Dangerous Leadership for Dangerous Times

There were many dangerous ideas proposed at our day on dangerous leadership.  A common theme was around  self-awareness, values and behaviour. Jane Gray Chief Executive at Ark Housing talked very honestly and reflectively about her journey as a leader, from knowing what the theory said to a realisation that she didn't always really listen to staff , didn't always really help them unpick their ideas and that if she changed her own behaviours it would develop leadership across the organisation. Once she had worked with a coach to develop her listening skills, leadership and creativity have thrived and the organisation has been awarded a gold IIP award, with recognition that they are among a handful of the best performing organisations in Scotland.  

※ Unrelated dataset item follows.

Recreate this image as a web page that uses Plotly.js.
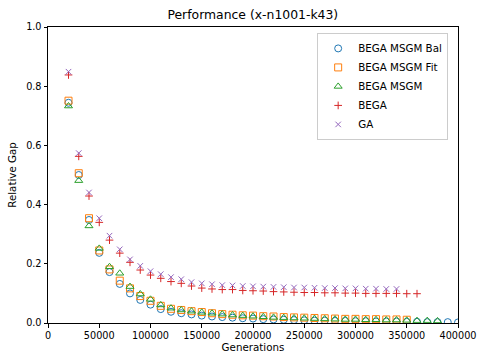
<!DOCTYPE html>
<html>
<head>
<meta charset="utf-8">
<script src="https://cdn.plot.ly/plotly-3.0.1.min.js"></script>
<style>html,body{margin:0;padding:0;background:#fff;}#chart{width:477px;height:356px;}</style>
</head>
<body>
<div id="chart"></div>
<script>
var seriesNames = ["BEGA MSGM Bal", "BEGA MSGM Fit", "BEGA MSGM", "BEGA", "GA"];
var startGen = 20000, stepGen = 10000;

var balValues = [0.744, 0.500, 0.348, 0.237, 0.172, 0.132, 0.100, 0.078, 0.062, 0.047, 0.038, 0.033, 0.029, 0.025, 0.022, 0.020, 0.018, 0.016, 0.015, 0.013, 0.012, 0.011, 0.010, 0.009, 0.008, 0.008, 0.007, 0.007, 0.006, 0.006, 0.005, 0.005, 0.005, 0.004, 0.004, 0.003, 0.003, 0.003, 0.002];
var fitValues = [0.751, 0.506, 0.354, 0.245, 0.181, 0.143, 0.117, 0.091, 0.075, 0.058, 0.048, 0.044, 0.040, 0.037, 0.033, 0.030, 0.028, 0.026, 0.025, 0.023, 0.022, 0.020, 0.019, 0.018, 0.017, 0.016, 0.015, 0.014, 0.014, 0.013, 0.013, 0.012, 0.012, 0.011];
var msgmValues = [0.733, 0.481, 0.328, 0.252, 0.190, 0.168, 0.123, 0.098, 0.080, 0.061, 0.050, 0.044, 0.040, 0.036, 0.033, 0.030, 0.027, 0.025, 0.023, 0.021, 0.019, 0.018, 0.017, 0.016, 0.015, 0.014, 0.013, 0.012, 0.012, 0.011, 0.011, 0.010, 0.010, 0.009, 0.008, 0.008, 0.007];
var begaValues = [0.838, 0.563, 0.429, 0.340, 0.280, 0.236, 0.205, 0.179, 0.162, 0.151, 0.140, 0.134, 0.125, 0.118, 0.115, 0.113, 0.113, 0.110, 0.109, 0.108, 0.106, 0.105, 0.104, 0.103, 0.103, 0.102, 0.102, 0.101, 0.101, 0.100, 0.100, 0.100, 0.100, 0.099, 0.099];
var gaValues = [0.849, 0.574, 0.441, 0.354, 0.295, 0.249, 0.215, 0.193, 0.175, 0.165, 0.155, 0.148, 0.138, 0.134, 0.131, 0.128, 0.127, 0.125, 0.124, 0.123, 0.122, 0.121, 0.120, 0.120, 0.119, 0.118, 0.118, 0.117, 0.117, 0.116, 0.116, 0.115, 0.115];

var xTickVals = [0, 50000, 100000, 150000, 200000, 250000, 300000, 350000, 400000];
var yTickVals = [0, 0.2, 0.4, 0.6, 0.8, 1.0];

function gens(arr) { return arr.map(function (_, i) { return startGen + i * stepGen; }); }

var allValues = [balValues, fitValues, msgmValues, begaValues, gaValues];
var symbols = ["circle-open", "square-open", "triangle-up-open", "cross-thin-open", "x-thin-open"];
var colors = ["#1f77b4", "#ff7f0e", "#2ca02c", "#d62728", "#9467bd"];
var sizes = [7, 7, 7, 5.5, 5.5];

var traces = allValues.map(function (vals, k) {
  return {
    x: gens(vals), y: vals, name: seriesNames[k], type: "scatter", mode: "markers",
    cliponaxis: true,
    marker: { symbol: symbols[k], color: colors[k], size: sizes[k], line: { color: colors[k], width: 1 } }
  };
});

var axisBase = {
  showline: true, mirror: true, linecolor: "#000", linewidth: 1,
  ticks: "outside", ticklen: 3.5, tickwidth: 1, tickcolor: "#000",
  showgrid: false, zeroline: false,
  tickfont: { family: "DejaVu Sans", size: 9.7, color: "#000" }
};

var layout = {
  width: 477, height: 356,
  margin: { l: 48, r: 19, t: 27, b: 33 },
  paper_bgcolor: "#fff", plot_bgcolor: "#fff",
  font: { family: "DejaVu Sans", color: "#000" },
  title: { text: "Performance (x-n1001-k43)", font: { family: "DejaVu Sans", size: 12.4, color: "#000" }, x: 0.53, xanchor: "center", y: 0.96, yanchor: "middle" },
  xaxis: Object.assign({}, axisBase, {
    range: [0, 400000], tickvals: xTickVals, ticktext: xTickVals.map(String),
    title: { text: "Generations", font: { family: "DejaVu Sans", size: 10.3, color: "#000" }, standoff: 1 }
  }),
  yaxis: Object.assign({}, axisBase, {
    range: [0, 1], tickvals: yTickVals, ticktext: yTickVals.map(function (v) { return v.toFixed(1); }),
    title: { text: "Relative Gap", font: { family: "DejaVu Sans", size: 10.3, color: "#000" }, standoff: 7 }
  }),
  showlegend: true,
  legend: {
    x: 0.976, xanchor: "right", y: 0.98, yanchor: "top",
    bgcolor: "rgba(255,255,255,0.8)", bordercolor: "#ccc", borderwidth: 1,
    font: { family: "DejaVu Sans", size: 10.3, color: "#000" },
    tracegroupgap: 0, itemwidth: 30
  }
};

Plotly.newPlot("chart", traces, layout, { displayModeBar: false, staticPlot: true });
</script>
</body>
</html>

The central focus on changing your own behaviour, through the use of coaching,  to achieve desired results,  was prominent in all activity on the day, especially in the forum theatre led by Elinor Vettranino which emphasised that we can't change others' behaviour, only our own. 

Zara Kitson and Susan Pettie from' So Say Scotland' passionately about 'thinking together' and how to create a social movement where leadership is truly dispersed and everyone has a voice. Like all our speakers they challenged the notion that we have to wait to be led - if you want change what are you going to do about it?  Their values based approach could be used to great effect with both staff and students to determine what are the key values that underpin our practice and what behaviours do we want to see in our colleges and communities. 

Kish Srinivasan, Regional Lead for Dundee and Angus College gave a fantastic presentation that challenged the role of the charasmatic leader and the need for leadership throughout the college. Some of his key messages stemmed from his vision for future leadership:

*While regional boards, college principals and other traditional sources of authority will retain ultimate authority and accountability, autocratic leadership will be of limited effectiveness and unlikely to provide sustainable long-term benefits. 
*Leadership approaches which work best will ensure that decisions are reached based on shared values, because staff are more likely to buy in to what is planned subsequently.

*Leadership models must provide an environment which encourages initiative, enterprise and innovation

This was an exciting day, rounded off with cohort 1 of the Emerging Leaders course pitching their dangerous ideas for education to cohort 2 and leaders from the college sector.